Experimental investigation of hydraulic jump characteristics in sloping rough surfaces for sustainable development

Abstract

Understanding the intricate dynamics of hydraulic jumps in sloped channels holds pivotal importance in various engineering applications. This research explores the intricate relationship between the size of the bed material and the basic properties of hydraulic jumps, providing insight into the relative jump length, height, and energy efficiency. The goal of the research is to get important knowledge that will be useful for optimizing hydraulic systems and enhancing their overall efficiency in diverse engineering domains. This study used an open-channel flow arrangement with four-bed slopes (0° to 6°) and three irregularity heights (10 to 30 mm). During the investigation, the Froude number differed from 2.30 to 8.85 and the Reynolds number differed from 5450 to 25500. A novel instinctive technique was used to create correlations for different hydraulic jump characteristics in roughen-bed inclined channels.
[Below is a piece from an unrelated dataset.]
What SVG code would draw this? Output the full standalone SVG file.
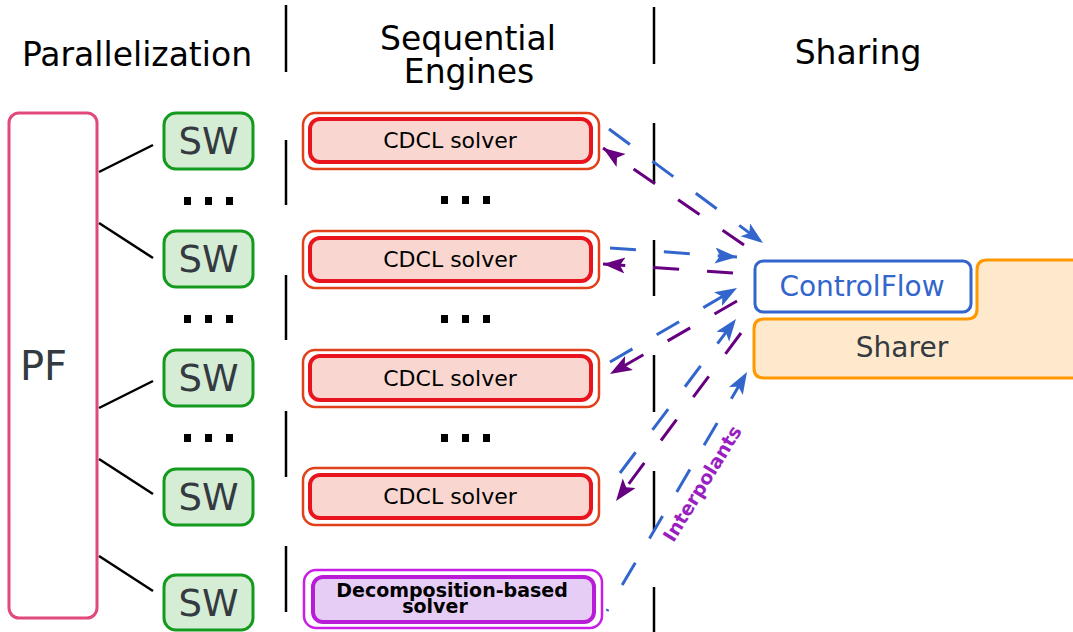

The study examines the combined effects of roughness and slope of the bed, and it was discovered that the relative jump height and efficiency of hydraulic jump increase by 19.37% and 8.44% respectively while the relative jump length decreases by 23.05% with an increase in bed slope from 0° to 6°. The relative jump height and efficiency of the hydraulic jump increase by 14.20% and 21.06% respectively while the relative jump length decreases by 29.09% with a rise in bed roughness from 0 to 30 mm.